SARATOGA SPRINGS, NY (04/10/2011)(readMedia)-- John Lorimer Worden, a native of Westchester County who grew up in Fishkill became famous as the captain of the Union ironclad U.S.S. Monitor in the famous 1862 battle between his ship and the Confederate ironclad C.S.S. Virginia (often known as the Merrimac).
But before he earned that distinction and went on to serve as a Vice Admiral in the U.S. Navy, he was the first POW of the Civil War.
As tensions rose between the federal government and the states that were declaring themselves out of the Union and part of the Confederate States of America, Worden was dispatched on a secret mission 150 years ago.

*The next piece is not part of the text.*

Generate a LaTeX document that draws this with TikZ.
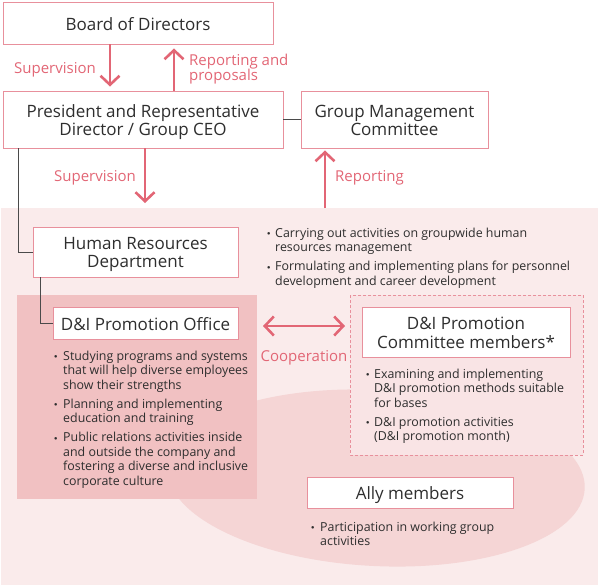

On April 7, 1861 the Secretary of the Navy, Gideon Welles, ordered Worden to travel to Pensacola, Florida to pass on orders to the commander of a squadron anchored there. These orders directed the Navy ships to land Marines at Fort Pickens, Florida to prevent the Confederates from occupying that post. Worden executed his mission but on the way back north, with Fort Sumter under fire in Charleston harbor he was, stopped and arrested outside Montgomery Alabama.
Worden was held prisoner for seven months, when he was finally exchanged for a Confederate officer. Although his health suffered as a result of his time in prison, he was offered the command of a revolutionary new warship, the USS Monitor.
Built in Brooklyn of iron plates manufactured in Troy, the Monitor had no sails and was the first ship to carry guns in a revolving turret.
Worden commanded the ship in Norfolk, Virginia harbor on March 8, 1862 when it clashed with the Confederate Ironclad ship Virginia, which had been constructed on the hull of the USS Merrimac. Popularly known as the battle of the Monitor and the Merrimac, it was the first time armored ships fought each other.
The battle ended in a draw, although the Confederate vessel was forced to withdraw and did not break the union blockade of the port, Worden was blinded by shell fragments and gunpowder during the battle but recovered.
He retired from the Navy as a rear admiral and lived to be 79, dying in 1897 after a bought of pneumonia.
The monitor sunk off Cape Hatteras in a storm in December 1862.
More than 500,000 New Yorkers served in the Army and Navy during the four years of the Civil War and 53,114 New Yorkers died. Throughout the period of the Civil War Sesquicentennial observance, the New York State Division of Military and Naval Affairs will be producing short articles about New York's Civil War experience researched by the New York State Military Museum in Saratoga Springs.